Machine learning for DCD

For the last few months we’ve been building a prototype system for storing and managing DCD’s collection. In recent years, all the cataloguing has been done manually into a simple online database. It’s organised and reliable, but its manual nature means that importing new content is arduous and labour intensive. To date, around 4,300 items have been catalogued – but there are hundreds of thousands of photos alone that have yet to be dealt with. Cataloguing all of them would take literally decades at this rate, and new material is probably being added faster than it’s being catalogued!

Computers are meant to make this stuff easier, right? But how?

Machine learning is a term that you’ve no doubt heard, and it’s been getting a lot of attention because it has so many interesting applications. The underlying algorithms are not hugely complex, but to be effective they need to process vast amounts of data, because before they start being useful, they spend a lot of time being completely useless! Advances in processing speed are what have made this possible at all, but how does it work?

Traditional programming goes something like this:

input + program = output

Machine learning turns this around:

input + output = program

The idea here is to feed the system a pile of arbitrary input, some desired output, and ask it to figure out a program that generalises the transformation from input to output. This generated program is called a model, and the process of creating it is referred to as training. Unfortunately this process requires vast amounts of (good) data and processing time to try to create a model that behaves the way that we want. Once you have the model program, you can use it in the traditional way – provide it with input and produce output.

How does this work in practice? Say we have a huge “input” collection of miscellaneous dance images (this may sound familiar!), and we want to pick out images that are specifically of ballet. We provide a smaller set of human-selected images that are specifically of ballet (our target “output”) which we use to train the model. Hopefully this generates a model that can take images from our input set and tell us whether they belong to our output set, i.e. whether an image is of ballet or not.
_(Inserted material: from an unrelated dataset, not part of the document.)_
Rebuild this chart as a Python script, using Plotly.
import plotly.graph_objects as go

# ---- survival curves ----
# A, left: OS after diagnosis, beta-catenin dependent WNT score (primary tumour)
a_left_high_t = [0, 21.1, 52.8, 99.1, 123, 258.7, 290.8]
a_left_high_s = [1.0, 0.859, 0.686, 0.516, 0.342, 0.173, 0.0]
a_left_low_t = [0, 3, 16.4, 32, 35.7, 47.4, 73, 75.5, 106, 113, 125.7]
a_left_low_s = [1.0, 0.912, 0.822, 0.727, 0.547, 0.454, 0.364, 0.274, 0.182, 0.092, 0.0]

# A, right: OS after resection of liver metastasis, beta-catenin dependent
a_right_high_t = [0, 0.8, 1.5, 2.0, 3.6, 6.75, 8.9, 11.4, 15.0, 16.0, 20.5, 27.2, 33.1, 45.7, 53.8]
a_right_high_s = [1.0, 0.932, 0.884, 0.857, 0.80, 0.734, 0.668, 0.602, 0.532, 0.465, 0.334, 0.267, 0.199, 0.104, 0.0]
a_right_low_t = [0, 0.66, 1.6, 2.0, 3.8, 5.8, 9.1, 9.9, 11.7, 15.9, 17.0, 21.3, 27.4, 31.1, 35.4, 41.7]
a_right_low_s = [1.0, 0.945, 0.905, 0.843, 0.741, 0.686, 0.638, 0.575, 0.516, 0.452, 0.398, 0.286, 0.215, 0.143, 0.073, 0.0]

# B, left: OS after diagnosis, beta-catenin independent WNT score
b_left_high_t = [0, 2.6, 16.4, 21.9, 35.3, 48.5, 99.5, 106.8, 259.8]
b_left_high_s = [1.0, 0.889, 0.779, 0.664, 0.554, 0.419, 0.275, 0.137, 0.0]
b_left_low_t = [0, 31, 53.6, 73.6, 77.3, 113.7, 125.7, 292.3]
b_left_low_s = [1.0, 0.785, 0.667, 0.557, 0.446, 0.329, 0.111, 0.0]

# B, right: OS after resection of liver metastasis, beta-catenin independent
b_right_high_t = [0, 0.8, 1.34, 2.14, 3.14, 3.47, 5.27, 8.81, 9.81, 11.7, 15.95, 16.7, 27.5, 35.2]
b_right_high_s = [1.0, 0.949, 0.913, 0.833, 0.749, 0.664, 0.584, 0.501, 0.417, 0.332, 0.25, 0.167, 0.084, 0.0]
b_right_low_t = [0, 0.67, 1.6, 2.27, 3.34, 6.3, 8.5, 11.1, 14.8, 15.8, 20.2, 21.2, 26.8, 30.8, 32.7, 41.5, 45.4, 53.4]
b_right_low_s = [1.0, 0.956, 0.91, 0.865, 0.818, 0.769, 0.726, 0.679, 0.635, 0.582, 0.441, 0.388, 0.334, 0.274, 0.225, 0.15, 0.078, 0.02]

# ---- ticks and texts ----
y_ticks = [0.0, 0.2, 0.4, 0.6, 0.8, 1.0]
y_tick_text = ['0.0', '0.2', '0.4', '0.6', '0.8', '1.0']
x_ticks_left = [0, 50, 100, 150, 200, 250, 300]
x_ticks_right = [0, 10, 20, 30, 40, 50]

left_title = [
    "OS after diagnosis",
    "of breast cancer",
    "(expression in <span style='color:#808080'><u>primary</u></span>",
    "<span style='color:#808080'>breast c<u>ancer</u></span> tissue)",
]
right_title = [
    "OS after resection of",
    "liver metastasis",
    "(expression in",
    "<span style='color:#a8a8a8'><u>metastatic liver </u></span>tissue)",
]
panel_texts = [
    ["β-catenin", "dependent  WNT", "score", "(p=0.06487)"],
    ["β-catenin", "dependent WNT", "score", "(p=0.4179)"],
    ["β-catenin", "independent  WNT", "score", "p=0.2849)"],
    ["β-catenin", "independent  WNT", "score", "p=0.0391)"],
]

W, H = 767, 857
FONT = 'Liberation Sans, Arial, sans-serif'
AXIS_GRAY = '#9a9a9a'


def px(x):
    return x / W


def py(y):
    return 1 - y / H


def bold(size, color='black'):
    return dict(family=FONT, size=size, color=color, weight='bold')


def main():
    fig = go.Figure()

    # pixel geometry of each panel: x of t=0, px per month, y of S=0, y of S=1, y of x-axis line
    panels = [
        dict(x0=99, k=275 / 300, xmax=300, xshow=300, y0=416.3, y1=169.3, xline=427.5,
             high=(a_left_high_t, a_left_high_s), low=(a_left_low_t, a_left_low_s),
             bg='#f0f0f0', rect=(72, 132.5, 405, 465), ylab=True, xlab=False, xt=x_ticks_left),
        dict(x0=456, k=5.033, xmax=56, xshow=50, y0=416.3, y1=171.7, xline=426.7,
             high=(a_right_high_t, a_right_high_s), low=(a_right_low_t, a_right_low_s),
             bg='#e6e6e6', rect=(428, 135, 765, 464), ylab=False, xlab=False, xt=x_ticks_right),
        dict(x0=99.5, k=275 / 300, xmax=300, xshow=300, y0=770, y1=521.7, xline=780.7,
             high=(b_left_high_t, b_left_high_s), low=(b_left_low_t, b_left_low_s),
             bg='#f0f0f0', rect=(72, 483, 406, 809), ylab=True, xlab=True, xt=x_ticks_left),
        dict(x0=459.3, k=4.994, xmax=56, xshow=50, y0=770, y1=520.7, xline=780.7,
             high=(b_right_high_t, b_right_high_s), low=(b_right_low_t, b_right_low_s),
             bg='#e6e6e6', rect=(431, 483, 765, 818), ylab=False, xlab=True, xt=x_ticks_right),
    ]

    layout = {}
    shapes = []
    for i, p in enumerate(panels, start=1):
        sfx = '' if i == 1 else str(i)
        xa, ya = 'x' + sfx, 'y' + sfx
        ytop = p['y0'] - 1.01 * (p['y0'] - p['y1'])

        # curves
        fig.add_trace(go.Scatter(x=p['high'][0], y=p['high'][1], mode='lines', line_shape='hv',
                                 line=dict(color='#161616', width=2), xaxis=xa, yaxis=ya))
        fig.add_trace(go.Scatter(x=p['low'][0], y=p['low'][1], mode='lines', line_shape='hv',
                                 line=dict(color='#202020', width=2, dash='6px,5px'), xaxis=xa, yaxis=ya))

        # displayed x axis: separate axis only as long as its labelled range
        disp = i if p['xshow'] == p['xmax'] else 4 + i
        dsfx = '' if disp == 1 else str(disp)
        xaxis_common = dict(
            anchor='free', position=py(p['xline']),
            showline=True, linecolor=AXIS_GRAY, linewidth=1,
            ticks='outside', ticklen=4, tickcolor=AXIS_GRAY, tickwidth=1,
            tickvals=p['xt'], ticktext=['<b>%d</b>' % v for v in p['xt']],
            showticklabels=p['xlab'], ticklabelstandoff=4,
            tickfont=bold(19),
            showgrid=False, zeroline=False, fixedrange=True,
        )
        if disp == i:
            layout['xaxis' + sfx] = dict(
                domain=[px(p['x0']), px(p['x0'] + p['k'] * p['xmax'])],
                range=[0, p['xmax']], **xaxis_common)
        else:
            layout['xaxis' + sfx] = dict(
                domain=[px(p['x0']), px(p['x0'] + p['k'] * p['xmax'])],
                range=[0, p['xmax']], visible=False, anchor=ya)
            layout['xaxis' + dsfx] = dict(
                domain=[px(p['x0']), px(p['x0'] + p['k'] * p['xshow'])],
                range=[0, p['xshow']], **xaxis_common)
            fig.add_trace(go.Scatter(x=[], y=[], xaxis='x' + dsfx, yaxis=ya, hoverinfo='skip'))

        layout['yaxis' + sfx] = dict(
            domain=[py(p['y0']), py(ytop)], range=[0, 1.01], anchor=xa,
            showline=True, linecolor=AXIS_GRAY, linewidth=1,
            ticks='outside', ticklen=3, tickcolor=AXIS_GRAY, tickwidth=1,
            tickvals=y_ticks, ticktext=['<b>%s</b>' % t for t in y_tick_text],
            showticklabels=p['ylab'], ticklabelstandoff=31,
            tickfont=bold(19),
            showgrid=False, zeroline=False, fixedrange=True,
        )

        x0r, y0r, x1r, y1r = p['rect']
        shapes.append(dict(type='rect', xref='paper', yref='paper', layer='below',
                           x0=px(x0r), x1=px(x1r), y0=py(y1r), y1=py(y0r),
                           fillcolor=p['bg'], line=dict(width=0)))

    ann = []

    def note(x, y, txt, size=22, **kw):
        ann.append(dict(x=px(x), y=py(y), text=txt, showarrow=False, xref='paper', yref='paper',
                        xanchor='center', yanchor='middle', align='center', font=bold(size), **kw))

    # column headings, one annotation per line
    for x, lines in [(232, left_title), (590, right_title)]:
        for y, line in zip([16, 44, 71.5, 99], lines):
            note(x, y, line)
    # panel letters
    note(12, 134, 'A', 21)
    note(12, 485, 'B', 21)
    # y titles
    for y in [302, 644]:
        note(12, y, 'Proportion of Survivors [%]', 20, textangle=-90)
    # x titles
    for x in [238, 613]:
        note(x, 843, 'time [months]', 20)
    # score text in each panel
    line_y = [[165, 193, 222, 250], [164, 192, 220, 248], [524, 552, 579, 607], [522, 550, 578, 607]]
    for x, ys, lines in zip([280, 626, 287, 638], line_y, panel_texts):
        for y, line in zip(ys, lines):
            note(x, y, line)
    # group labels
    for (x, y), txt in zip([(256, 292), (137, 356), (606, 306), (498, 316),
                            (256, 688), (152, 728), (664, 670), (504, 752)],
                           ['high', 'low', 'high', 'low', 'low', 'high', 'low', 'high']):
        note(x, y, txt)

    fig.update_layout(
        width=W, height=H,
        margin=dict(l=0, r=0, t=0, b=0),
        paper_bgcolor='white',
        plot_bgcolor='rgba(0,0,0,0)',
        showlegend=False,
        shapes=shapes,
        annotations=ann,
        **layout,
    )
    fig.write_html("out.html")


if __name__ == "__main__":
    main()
This process can have four possible outcomes:

  1. An image of ballet is recognised as ballet (true positive)
  2. A non-ballet image is classified as a non-ballet image (true negative)
  3. A ballet image is classified as non-ballet (false negative)
  4. A non-ballet image is classified as ballet (false positive)

The first two are what we want to see. 3 is not too bad as we might find that a future revision of our model correctly identifies unrecognised images. 4 is what we want to avoid, because it’s effectively contaminating our learning process, and may cause other images to be misclassified. An important step is to use these false results to act as feedback – if we add those false results into our training sets of ballet and not-ballet images, we can retrain the model so that it can get better at it next time. Machine learning is all about learning from mistakes, because it makes an awful lot of them!
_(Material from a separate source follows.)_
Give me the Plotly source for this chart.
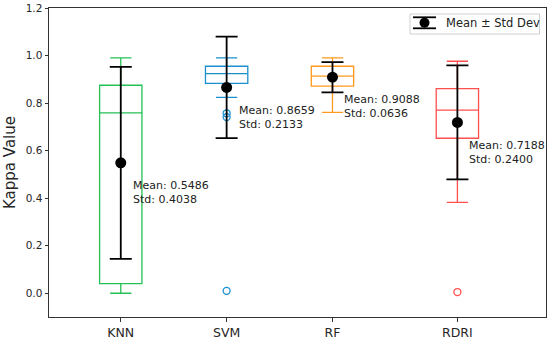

That’s a very simple example, and we are only asking our recogniser to resolve a simple binary yes/no choice. We are fairly likely to be able to generate a model that works quite well, but isn’t terribly useful. Now imagine that we want to distinguish between 100 different dance genres. This is a lot more useful, but is a lot harder, mainly on the human side of things: we might have trouble with these distinctions too. In practice, the hard part is coming up with good data on which to train the model – the less well-defined your training data, the less accurate the results will be. This is the point at which bias tends to creep into machine learning models.

What if we take this to its logical conclusion and say we want the model to be able to recognise anything at all? That’s clearly a very difficult thing to do, but it’s been (mostly) done. Who has access to billions of images coupled to reasonably accurate contextual information about them? Search engines. Google, Microsoft, and others have a vast library of imagery and context in the form of the entire web. The accuracy of the data that’s available is not high, but you can make up for this statistically by having mind-bogglingly huge volumes of images and context to work with, so individual anomalies will (you hope!) average out. These same companies have the enormous computing resources required to train models that are sufficiently good to make a reasonable go of trying to recognise more or less anything that people have ever taken photos of; there is an enormous difference between asking “is this a picture of ballet?” and “what is this a picture of?”.
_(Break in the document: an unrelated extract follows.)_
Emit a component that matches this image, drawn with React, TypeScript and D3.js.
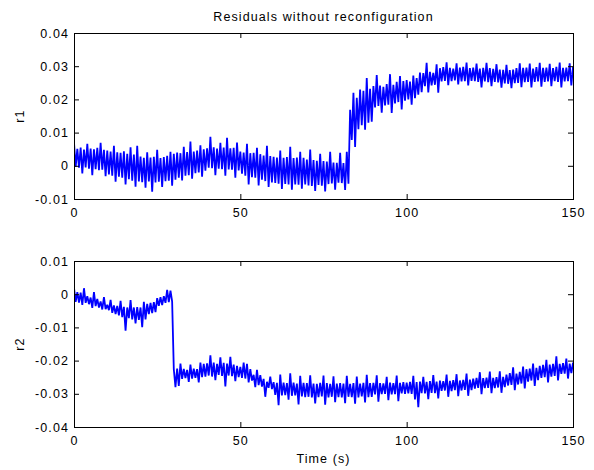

The generic models that they have trained are available for anyone to use via public, web-based application programming interfaces, or APIs. We can build an HTML form that allows us to upload an image and ask them to try to recognise what’s in it. This is really useful if you’re trying to add some useful metadata to a huge collection of images, which is coincidentally exactly what we’re trying to do. The models they use are pretty impressive, and allow us to add vital searchable information to what would otherwise be a featureless ocean of images.

But it’s still a compromise. Such models might reliably identify someone in a picture as a dancer, but might have trouble doing any more than that. These generic models can equally recognise pictures of moose, violins, or staplers, which is nice, but not that useful to DCD.

All this leads us to two objectives:

  1. Use generic machine learning models to populate general information about media items with minimal human intervention to help us make the DCD archive more easily searchable.
  2. Use the knowledge in members of the dance community to help train custom models to allow us to make identification and classification of DCD material more precise.

And that’s what we are aiming to do.